How does a "current sensing relay" work?
David Gersic
Backround: I discovered that the fool that installed the humidifier on my
furnace (before I bought the house) wired the 110V/24V transformer for the
control circuit to the furnace motor supply. Worked ok when the furnace was
on "heat", as the furnace motor gets 110V then. Blew the transformer when
the furnace was on "A/C" or "fan" settings, though, because then the motor
gets 170V to run faster. So, I did some research and found that the proper
way to set this up is to wire the 110V/24V transformer to a 110V supply
external to the furnace, then use a "current sensing relay" to switch the
24V control circuit on/off based on when the furnace motor is running.
I got one of these devices, essentially just a little black (sealed)
plastic box, with a wrap to go around a wire, and a screw to hold the wrap
in place. A two-wire tail comes out the side to switch the 24V circuit.
I have it wired in per the directions, so that the relay, the humidistat,
and the 24V side of the transformer, are all in series, providing power to
the relay in the humidifier that opens the water valve when both the relay
and the humidistat are closed. It seems to be working, but there's
something weird.
When I connect up the circuit, I can hear the humidifier relay pulse. It's
very short, and it doesn't pull in and hold, it just gives a quick "click".
So, I put my meter on the circuit to see what was up. I found that the
humidifier relay is getting voltage at all times.

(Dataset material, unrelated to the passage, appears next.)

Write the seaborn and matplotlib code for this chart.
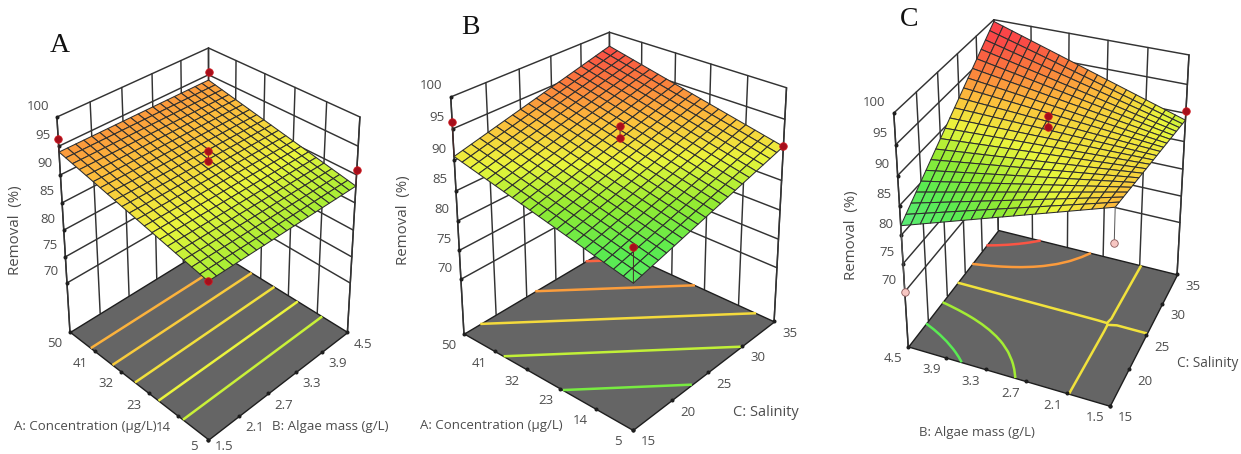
import numpy as np
import matplotlib
matplotlib.use('Agg')
import matplotlib.pyplot as plt
import seaborn as sns
from mpl_toolkits.mplot3d import proj3d

# ---- values -----------------------------------------------------------
conc_ticks = [5, 14, 23, 32, 41, 50]
algae_ticks = [1.5, 2.1, 2.7, 3.3, 3.9, 4.5]
salinity_ticks = [15, 20, 25, 30, 35]
removal_ticks = [70, 75, 80, 85, 90, 95, 100]

# Panel A: removal along the concentration axis (algae mass has no effect)
removal_a_by_conc = [88.0, 88.3, 88.6, 88.9, 89.2, 89.5, 89.8, 90.1, 90.4, 90.7, 91.0,
                     91.3, 91.6, 91.9, 92.2, 92.5, 92.8, 93.1, 93.4, 93.7, 94.0]
# Panel B: removal along the diagonal steps of the mesh (concentration step + salinity step)
removal_b_by_step = [83.6, 83.95, 84.3, 84.65, 85.0, 85.35, 85.7, 86.05, 86.4, 86.75, 87.1,
                     87.45, 87.8, 88.15, 88.5, 88.85, 89.2, 89.55, 89.9, 90.25, 90.6,
                     90.95, 91.3, 91.65, 92.0, 92.35, 92.7, 93.05, 93.4, 93.75, 94.1,
                     94.45, 94.8, 95.15, 95.5, 95.85, 96.2, 96.55, 96.9, 97.25, 97.6]
# Panel C: one row per algae-mass step, one column per salinity step
removal_c = [
 [93.1,92.885,92.67,92.455,92.24,92.025,91.81,91.595,91.38,91.165,90.95,90.735,90.52,90.305,90.09,89.875,89.66,89.445,89.23,89.015,88.8],
 [92.525,92.366,92.207,92.048,91.889,91.73,91.571,91.412,91.253,91.094,90.935,90.776,90.617,90.458,90.299,90.14,89.981,89.822,89.663,89.504,89.345],
 [91.95,91.847,91.744,91.641,91.538,91.435,91.332,91.229,91.126,91.023,90.92,90.817,90.714,90.611,90.508,90.405,90.302,90.199,90.096,89.993,89.89],
 [91.375,91.328,91.281,91.234,91.187,91.14,91.093,91.046,90.999,90.952,90.905,90.858,90.811,90.764,90.717,90.67,90.623,90.576,90.529,90.482,90.435],
 [90.8,90.809,90.818,90.827,90.836,90.845,90.854,90.863,90.872,90.881,90.89,90.899,90.908,90.917,90.926,90.935,90.944,90.953,90.962,90.971,90.98],
 [90.225,90.29,90.355,90.42,90.485,90.55,90.615,90.68,90.745,90.81,90.875,90.94,91.005,91.07,91.135,91.2,91.265,91.33,91.395,91.46,91.525],
 [89.65,89.771,89.892,90.013,90.134,90.255,90.376,90.497,90.618,90.739,90.86,90.981,91.102,91.223,91.344,91.465,91.586,91.707,91.828,91.949,92.07],
 [89.075,89.252,89.429,89.606,89.783,89.96,90.137,90.314,90.491,90.668,90.845,91.022,91.199,91.376,91.553,91.73,91.907,92.084,92.261,92.438,92.615],
 [88.5,88.733,88.966,89.199,89.432,89.665,89.898,90.131,90.364,90.597,90.83,91.063,91.296,91.529,91.762,91.995,92.228,92.461,92.694,92.927,93.16],
 [87.925,88.214,88.503,88.792,89.081,89.37,89.659,89.948,90.237,90.526,90.815,91.104,91.393,91.682,91.971,92.26,92.549,92.838,93.127,93.416,93.705],
 [87.35,87.695,88.04,88.385,88.73,89.075,89.42,89.765,90.11,90.455,90.8,91.145,91.49,91.835,92.18,92.525,92.87,93.215,93.56,93.905,94.25],
 [86.775,87.176,87.577,87.978,88.379,88.78,89.181,89.582,89.983,90.384,90.785,91.186,91.587,91.988,92.389,92.79,93.191,93.592,93.993,94.394,94.795],
 [86.2,86.657,87.114,87.571,88.028,88.485,88.942,89.399,89.856,90.313,90.77,91.227,91.684,92.141,92.598,93.055,93.512,93.969,94.426,94.883,95.34],
 [85.625,86.138,86.651,87.164,87.677,88.19,88.703,89.216,89.729,90.242,90.755,91.268,91.781,92.294,92.807,93.32,93.833,94.346,94.859,95.372,95.885],
 [85.05,85.619,86.188,86.757,87.326,87.895,88.464,89.033,89.602,90.171,90.74,91.309,91.878,92.447,93.016,93.585,94.154,94.723,95.292,95.861,96.43],
 [84.475,85.1,85.725,86.35,86.975,87.6,88.225,88.85,89.475,90.1,90.725,91.35,91.975,92.6,93.225,93.85,94.475,95.1,95.725,96.35,96.975],
 [83.9,84.581,85.262,85.943,86.624,87.305,87.986,88.667,89.348,90.029,90.71,91.391,92.072,92.753,93.434,94.115,94.796,95.477,96.158,96.839,97.52],
 [83.325,84.062,84.799,85.536,86.273,87.01,87.747,88.484,89.221,89.958,90.695,91.432,92.169,92.906,93.643,94.38,95.117,95.854,96.591,97.328,98.065],
 [82.75,83.543,84.336,85.129,85.922,86.715,87.508,88.301,89.094,89.887,90.68,91.473,92.266,93.059,93.852,94.645,95.438,96.231,97.024,97.817,98.61],
 [82.175,83.024,83.873,84.722,85.571,86.42,87.269,88.118,88.967,89.816,90.665,91.514,92.363,93.212,94.061,94.91,95.759,96.608,97.457,98.306,99.155],
 [81.6,82.505,83.41,84.315,85.22,86.125,87.03,87.935,88.84,89.745,90.65,91.555,92.46,93.365,94.27,95.175,96.08,96.985,97.89,98.795,99.7],
]
levels_a = [89, 90, 91, 92, 93]
levels_b = [86.3, 88.8, 91.3, 93.8, 96.3]
levels_c = [84.8, 87.9, 90.892, 93.9, 97.0]

# Design points: x, y, measured removal, value where the stem ends
points_a_x = [1.5, 4.5, 4.5, 1.5, 3.0, 3.0]
points_a_y = [50, 50, 5, 5, 27.5, 27.5]
points_a_z = [96.3, 95.5, 90.8, 88.0, 94.2, 92.4]
points_a_s = [94.0, 94.0, 88.0, 88.0, 92.4, 92.4]
points_b_x = [15, 35, 15, 25, 25]
points_b_y = [50, 5, 5, 27.5, 27.5]
points_b_z = [96.1, 90.6, 89.0, 94.7, 92.7]
points_b_s = [90.6, 90.6, 83.6, 92.7, 92.7]
points_c_x = [15, 35, 15, 25, 25]
points_c_y = [4.5, 1.5, 1.5, 3.0, 3.0]
points_c_z = [70.0, 90.4, 87.5, 94.5, 92.7]
points_c_s = [81.6, 88.8, 93.1, 92.7, 92.7]

# ---- theme and colours -------------------------------------------------
sns.set_theme(style='white')
plt.rcParams['font.family'] = ['Open Sans', 'DejaVu Sans']

W, H = 1241, 454
fig = plt.figure(figsize=(W / 100, H / 100), dpi=100)
fig.patch.set_facecolor('white')

surface_cmap = sns.blend_palette(
    ['#5aeba0', '#5aeb6e', '#5aeb50', '#94eb32', '#ebf53c',
     '#fcc03c', '#fa7d3c', '#fa4b46', '#fa3c4b'], as_cmap=True)
Z_LOW, Z_HIGH = 80, 100
LINE = '#333333'
TEXT = '#4d4d4d'
K = 5.40541
VIEW_OFFSET = 0.0025


def draw_panel(letter, letter_xy, x, y, z, levels, xt, yt, xlab, ylab, pts,
               view, box, zf, sx, sy, cx, cy, lab_pos, xlab_size, front_dy=-12):
    x = np.asarray(x, float)
    y = np.asarray(y, float)
    Sx, Sy = sx / K, sy / K
    acx = cx - VIEW_OFFSET * sx
    acy = cy + VIEW_OFFSET * sy
    ax = fig.add_axes([(acx - Sx / 2) / W, 1 - (acy + Sy / 2) / H, Sx / W, Sy / H],
                      projection='3d', computed_zorder=False)
    # the reference panels are stretched unevenly, so keep the non-square box
    ax.apply_aspect = lambda position=None: None
    ax.set_axis_off()
    ax.patch.set_visible(False)
    ax.view_init(elev=view[0], azim=view[1], roll=view[2])
    ax.set_proj_type('persp', focal_length=view[3])
    ax.set_box_aspect(box)
    xmin, xmax, ymin, ymax = x[0], x[-1], y[0], y[-1]
    lims = lambda: (ax.set_xlim(xmin, xmax), ax.set_ylim(ymin, ymax), ax.set_zlim(zf, 100))
    lims()

    # walls
    wk = dict(color=LINE, lw=1.05, zorder=1, solid_capstyle='round')
    for zv in removal_ticks:
        ax.plot([xmin, xmax], [ymax, ymax], [zv, zv], **wk)
        ax.plot([xmax, xmax], [ymax, ymin], [zv, zv], **wk)
    for xv in np.linspace(xmin, xmax, 6):
        ax.plot([xv, xv], [ymax, ymax], [zf, 100], **wk)
    for yv in np.linspace(ymin, ymax, 6):
        ax.plot([xmax, xmax], [yv, yv], [zf, 100], **wk)

    # floor and contours
    fx, fy = np.meshgrid([xmin, xmax], [ymin, ymax])
    ax.plot_surface(fx, fy, np.full_like(fx, zf), color='#656565', shade=False,
                    edgecolor='#1e1e1e', linewidth=1.0, zorder=2)
    X, Y = np.meshgrid(x, y)
    cs = ax.contour(X, Y, z, levels=levels, zdir='z', offset=zf, cmap=surface_cmap,
                    vmin=Z_LOW, vmax=Z_HIGH, linewidths=1.8, zorder=3)
    cs.set_zorder(3)

    # response surface
    ax.plot_surface(X, Y, z, rstride=1, cstride=1, cmap=surface_cmap, vmin=Z_LOW, vmax=Z_HIGH,
                    shade=False, edgecolor='#2e2e2e', linewidth=0.75, zorder=4,
                    antialiased=True)

    # front verticals of the box & tick dots
    ax.plot([xmin, xmin], [ymax, ymax], [zf, 100], color=LINE, lw=1.05, zorder=5)
    ax.plot([xmax, xmax], [ymin, ymin], [zf, 100], color=LINE, lw=1.05, zorder=5)
    tick = dict(ls='none', marker='o', ms=1.9, color='#1e1e1e', zorder=5)
    ax.plot(np.full(len(removal_ticks), xmin), np.full(len(removal_ticks), ymax), removal_ticks, **tick)
    ax.plot(np.array(xt, float), np.full(len(xt), ymin), np.full(len(xt), zf), **tick)
    ax.plot(np.full(len(yt), xmin), np.array(yt, float), np.full(len(yt), zf), **tick)

    # design points with their stems to the surface
    for px, py, pz, ps in zip(*pts):
        above = pz >= ps
        ax.plot([px, px], [py, py], [ps, pz], color='#4a2a2a' if above else '#555555',
                lw=0.7, zorder=6)
        ax.plot([px], [py], [pz], ls='none', marker='o', ms=5.4, zorder=7,
                mfc='#a50f1c' if above else '#f7c6c2',
                mec='#d01a20' if above else '#8a5a5a', mew=0.6)

    # tick labels
    M = ax.get_proj()

    def label(xv, yv, zv, text, dx, dy, ha='center'):
        a, b, _ = proj3d.proj_transform(xv, yv, zv, M)
        ax.annotate(text, xy=(a, b), xytext=(dx, dy), textcoords='offset pixels',
                    ha=ha, va='center', fontsize=9.5, color=TEXT, annotation_clip=False)

    for zv in removal_ticks:
        label(xmin, ymax, zv, str(zv), -8, 11, 'right')
    for i, yv in enumerate(yt):
        label(xmin, yv, zf, str(yv), -15, front_dy if i == 0 else -12)
    for i, xv in enumerate(xt):
        label(xv, ymin, zf, str(xv), 16, front_dy if i == 0 else -12)
    lims()

    # axis titles and panel letter
    tk = dict(ha='center', va='center', color=TEXT)
    fig.text(lab_pos[0][0] / W, 1 - lab_pos[0][1] / H, 'Removal  (%)', rotation=90, fontsize=10.8, **tk)
    fig.text(lab_pos[1][0] / W, 1 - lab_pos[1][1] / H, ylab, fontsize=9.5, **tk)
    fig.text(lab_pos[2][0] / W, 1 - lab_pos[2][1] / H, xlab, fontsize=xlab_size, **tk)
    fig.text(letter_xy[0] / W, 1 - letter_xy[1] / H, letter, ha='center', va='center',
             fontsize=20, color='#111111', family='Liberation Serif')


n_steps = len(removal_a_by_conc)
grid_a = np.tile(np.asarray(removal_a_by_conc)[:, None], (1, n_steps))
step_idx = np.add.outer(np.arange(n_steps), np.arange(n_steps))
grid_b = np.asarray(removal_b_by_step)[step_idx]
grid_c = np.asarray(removal_c)

conc_axis = np.linspace(conc_ticks[0], conc_ticks[-1], n_steps)
algae_axis = np.linspace(algae_ticks[0], algae_ticks[-1], n_steps)
sal_axis = np.linspace(salinity_ticks[0], salinity_ticks[-1], n_steps)

draw_panel('A', (60, 45), algae_axis, conc_axis, grid_a, levels_a, algae_ticks, conc_ticks,
           'B: Algae mass (g/L)', 'A: Concentration (µg/L)',
           (points_a_x, points_a_y, points_a_z, points_a_s),
           (28.828, -134.830, 0.102, 0.585), (1, 1.0019, 0.9566), 60.34, 1834.65, 2295.45, 208.48, 229.22,
           [(15.7, 230), (85.5, 426.7), (330, 426.7)], 9.6, front_dy=-7)
draw_panel('B', (470, 28), sal_axis, conc_axis, grid_b, levels_b, salinity_ticks, conc_ticks,
           'C: Salinity', 'A: Concentration (µg/L)',
           (points_b_x, points_b_y, points_b_z, points_b_s),
           (25.118, -138.906, 0.050, 0.577), (1, 1.0057, 0.9722), 60.32, 2055.72, 2406.78, 620.13, 214.54,
           [(403.3, 220), (491.5, 426), (765.7, 413)], 10.5)
draw_panel('C', (909, 19), sal_axis, algae_axis, grid_c, levels_c, salinity_ticks, algae_ticks,
           'C: Salinity', 'B: Algae mass (g/L)',
           (points_c_x, points_c_y, points_c_z, points_c_s),
           (28.892, -157.391, 0.023, 0.582), (1, 0.9971, 1.0246), 59.86, 1970.72, 2304.58, 1048.29, 201.02,
           [(851.7, 235), (976.7, 432.7), (1207.3, 363.3)], 9.8)

fig.savefig('out.png', dpi=100, facecolor='white')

Measuring with the meter, I found that with the furnace off (and the
"current sensing relay" ostensibly "off") that there is about 2.5V / 8mA
at the humidifier. With the furnace on, there is 18V / .4A at the
humidifier.
So, with that rather long-winded explanation, the questions are:
1) How does one of these "current sensing relays" work? I'm guessing it's a
solid state device, not something with moving parts.
2) Should it be turning all the way off and blocking all voltage/current
from the circuit? Is this one defective, or is it working correctly
and I just shouldn't worry about it?
Any comments, opinions, suggestions, or pointers to information welcome.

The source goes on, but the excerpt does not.